I’m most ashamed because this was the result not of one giant mistake but of lots of little mistakes, including the initial decision to go to hockey practice — travelling alone — while I was sick enough that I was supposed to be in bed, resting. And I can’t help going over every moment of the con artist’s spiel, wishing I’d been able figure out how to act on the vague feeling of wanting to get away, thinking with the help of perspective how easily I could have done so if I’d behaved just a little differently.
But in the end (which is why I’m writing about it here) I’m more ashamed by the temptation to keep this dumb thing I did a secret. I feel like if I don’t tell people I know what happened — how badly I screwed up — or if I blame everything unfairly on my illness, then whatever respect they might have for me, for my integrity or intelligence, is somehow invalid. I know that’s not true, but knowing isn’t the same as feeling, and in the end, I’m glad ‘ve grown enough to share my mistakes.
When I was in elementary school, because my identity was so tied up with being “the smart kid,” bombing a quiz or missing a spelling word threatened my sense of self-worth. It felt like suddenly the only quality that other people might like about me was being challenged.
I still wish (doesn’t everyone?) that I could keep the same level of risk in my life without making mistakes, but that’s impossible. So instead of being someone who doesn’t take enough chances to make mistakes, or who pretends mistakes never happened, I’m proud I can at least work towards being someone who learns to deal with them — and someone who’s confident enough to know that she has more to offer the world than a semblance of perfection.
10. My body does not need to be regulated.

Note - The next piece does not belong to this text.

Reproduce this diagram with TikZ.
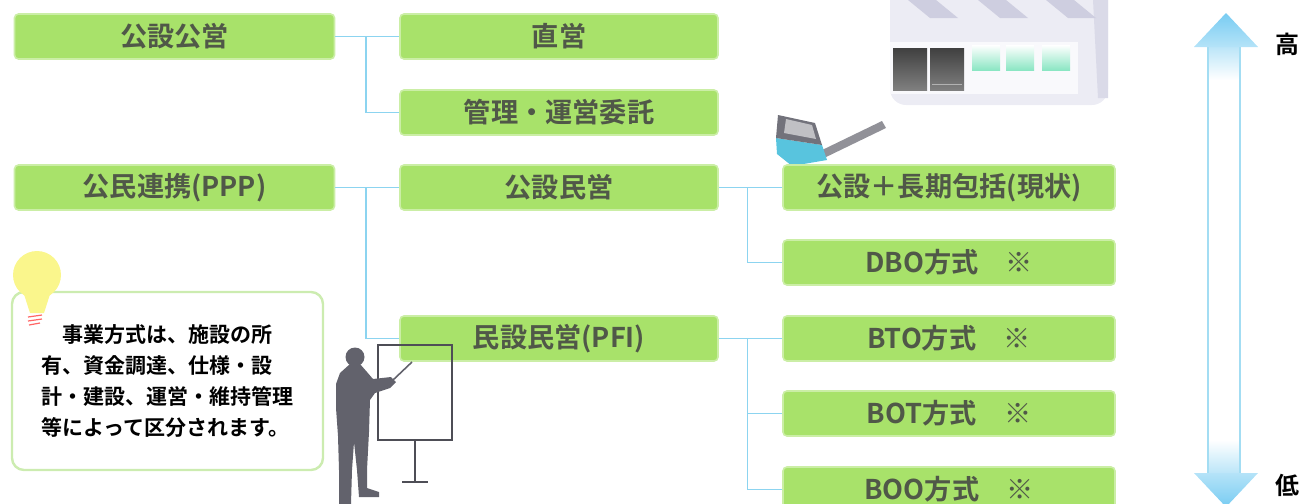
\documentclass[tikz,border=0pt]{standalone}
\usepackage{fontspec}
\setmainfont{Noto Sans CJK JP}[BoldFont={Noto Sans CJK JP Bold}]
\usetikzlibrary{calc}

\definecolor{boxgreen}{RGB}{168,226,106}
\definecolor{boxtext}{RGB}{80,88,72}
\definecolor{linkblue}{RGB}{140,212,240}
\definecolor{notegreen}{RGB}{204,236,176}
\definecolor{arrowblue}{RGB}{120,204,242}
\definecolor{figgrey}{RGB}{98,98,108}
\definecolor{wallgrey}{RGB}{236,236,244}
\definecolor{roofgrey}{RGB}{206,206,224}
\definecolor{bulbyellow}{RGB}{250,246,140}
\definecolor{truckcyan}{RGB}{88,196,222}

\tikzset{
  kind/.style={fill=boxgreen, draw=boxgreen!60!white, line width=0.8pt,
    rounded corners=2pt, minimum height=22.5pt, inner sep=0pt,
    text=boxtext, font=\fontsize{13.6}{13.6}\selectfont\bfseries},
  mainbox/.style={kind, minimum width=160pt},
  subbox/.style={kind, minimum width=159pt},
  typebox/.style={kind, minimum width=166pt},
  link/.style={linkblue, line width=0.7pt},
  notebox/.style={draw=notegreen, line width=1.2pt, fill=white, rounded corners=6pt,
    minimum width=155.5pt, minimum height=89pt, align=left,
    font=\fontsize{10.5}{15.5}\selectfont\bfseries},
  scalelabel/.style={font=\fontsize{12}{12}\selectfont\bfseries, inner sep=0pt},
}

\begin{document}
\begin{tikzpicture}[x=0.5pt, y=-0.5pt]
    \useasboundingbox (0,0) rectangle (1314,504);

    % Factory
    \fill[wallgrey, rounded corners=8pt] (890,-20) rectangle (1108,105);
    \fill[roofgrey!60!wallgrey] (1092,-20) -- (1108,-20) -- (1108,98) -- (1098,98) -- cycle;
    \foreach \x in {908,978,1046}
        \fill[roofgrey] (\x,0) -- (\x+28,0) -- (\x+50,18) -- (\x+22,18) -- cycle;
    \fill[white!70!wallgrey] (890,42) rectangle (1078,94);
    \foreach \x in {893,930}
        \shade[top color=black!75, bottom color=black!50] (\x,48) rectangle (\x+34,90);
    \draw[black!30, line width=0.5pt] (932,84) -- (962,84);
    \foreach \x in {972,1006,1042}
        \shade[top color=white, bottom color=truckcyan!70!green!60] (\x,45) rectangle (\x+28,70);

    % Truck
    \fill[figgrey!70] (818,152) -- (882,121) -- (886,128) -- (822,159) -- cycle;
    \fill[truckcyan] (776,138) -- (822,145) -- (827,160) -- (792,166) -- (777,154) -- cycle;
    \fill[figgrey!90] (778,115) -- (815,123) -- (822,145) -- (776,138) -- cycle;
    \fill[figgrey!40] (786,119) -- (812,125) -- (816,139) -- (784,133) -- cycle;

    % Categories
    \node[mainbox] (kouei)  at (174.5,36.5)  {公設公営};
    \node[mainbox] (ppp)    at (174.5,187.5) {公民連携(PPP)};

    \node[subbox] (chokuei) at (559,36.5)  {直営};
    \node[subbox] (itaku)   at (559,112.5) {管理・運営委託};
    \node[subbox] (kmin)    at (559,187.5) {公設民営};
    \node[subbox] (pfi)     at (559,338.5) {民設民営(PFI)};

    \node[typebox] (genjo)  at (949,187.5) {公設＋長期包括(現状)};
    \node[typebox] (dbo)    at (949,262.5) {DBO方式　※};
    \node[typebox] (bto)    at (949,338.5) {BTO方式　※};
    \node[typebox] (bot)    at (949,413.5) {BOT方式　※};
    \node[typebox] (boo)    at (949,489.5) {BOO方式　※};

    % Connectors
    \draw[link] (kouei.east) -- (chokuei.west);
    \draw[link] ($(kouei.east)!0.48!(chokuei.west)$) |- (itaku.west);
    \draw[link] (ppp.east) -- (kmin.west);
    \draw[link] ($(ppp.east)!0.48!(kmin.west)$) |- (pfi.west);
    \draw[link] (kmin.east) -- (genjo.west);
    \draw[link] ($(kmin.east)!0.45!(genjo.west)$) |- (dbo.west);
    \draw[link] (pfi.east) -- (bto.west);
    \draw[link] ($(pfi.east)!0.45!(bto.west)$) |- (bot.west);
    \draw[link] ($(pfi.east)!0.45!(bto.west)$) |- (boo.west);

    % Note
    \node[notebox] (note) at (167.5,381) {%
        　事業方式は、施設の所\\
        有、資金調達、仕様・設\\
        計・建設、運営・維持管理\\
        等によって区分されます。};

    % Bulb
    \fill[bulbyellow] (37,275) circle (24);
    \fill[bulbyellow] (22,288) -- (52,288) -- (44,313) -- (30,313) -- cycle;
    \draw[red!60, line width=0.6pt] (28,317) -- (42,315) (28,321) -- (42,319) (29,325) -- (40,323);

    % Presenter and board
    \draw[figgrey!80!black, line width=1.2pt] (378,345) rectangle (452,440);
    \draw[figgrey!80!black, line width=1.2pt] (415,440) -- (415,482) (402,482) -- (428,482);
    \draw[figgrey, line width=0.8pt] (392,381) -- (412,362);
    \fill[figgrey] (355,357) circle (9.5);
    \fill[figgrey] (350,364) -- (360,364) -- (367,372) -- (373,379) -- (391,377)
        -- (396,382) -- (390,388) -- (375,393) -- (370,400) -- (369,432)
        -- (367,470) -- (367,488) -- (379,492) -- (379,497) -- (359,497)
        -- (357,470) -- (354,442) -- (352,470) -- (351,504) -- (339,504)
        -- (339,470) -- (338,436) -- (336,408) -- (336,384) -- (340,373) -- cycle;

    % Scale arrow
    \fill[white] (1208,47) rectangle (1240,473);
    \shade[top color=arrowblue!50, bottom color=white] (1208,47) rectangle (1240,80);
    \shade[top color=white, bottom color=arrowblue!50] (1208,440) rectangle (1240,473);
    \draw[linkblue!80, line width=0.6pt] (1208,47) -- (1208,473) (1240,47) -- (1240,473);
    \shade[top color=arrowblue, bottom color=arrowblue!55] (1226,13) -- (1258,47) -- (1194,47) -- cycle;
    \shade[top color=arrowblue!55, bottom color=arrowblue] (1194,473) -- (1258,473) -- (1226,507) -- cycle;
    \node[scalelabel] (hi) at (1287,44) {高};
    \node[scalelabel] (lo) at (1287,485) {低};
\end{tikzpicture}
\end{document}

I saved this one for last because it’s sort of medical-full-disclosure (OK, not really that bad, but still), so you can skip it without having to figure out how far to scroll.
Still here? Then you asked for it. When I was a teenager, I had problems having a regular menstrual cycle, so my doctor put me on the pill. The idea was that I would go off it again after a few months once my body had been “kick-started”, but I had some vague idea that if I ever decided to stop taking it, my body would immediately go back to its anarchic reign of terror and do something even crazier — I dunno, maybe DOUBLE puberty? Long story short, I kept taking it until this summer when I decided, hey, enough is enough. And guess what? So far, no double puberty.
There were a lot of notes on which I thought I might end 2011, but I have to say that wasn’t the one I expected. In any case, happy New Year, and see you in 2012, when I hope your memory of these things I actually learned will camouflage how bad I am at learning the things I said I would last New Year’s!
The farmer’s market is awesome. I get this local chipotle cheese here that I could eat all day. The local market is tiny, though. :(
Quiche sounds awesome! And heaven knows I get enough eggs to start a quiche factory. Thanks for the tip. Hope you get to feeling better someday.
I got to liking quiche especially after I found an easy recipe that has you whip 1/3 c mayonnaise with 1/2 (I think…) cup milk and then beat in the eggs and then pour everything over layers of the toppings you choose. It’s very versatile and quick! But I bet with fresh eggs it would be even more delicious!
Actually, that sounds like the recipe I used last night and am chomping on right now! It was 1/3 c. mayo and 1/3 c. milk, plus spinach, ham, cheese, and 4 eggs. I put in mushrooms but I should have left ’em out, those were canned.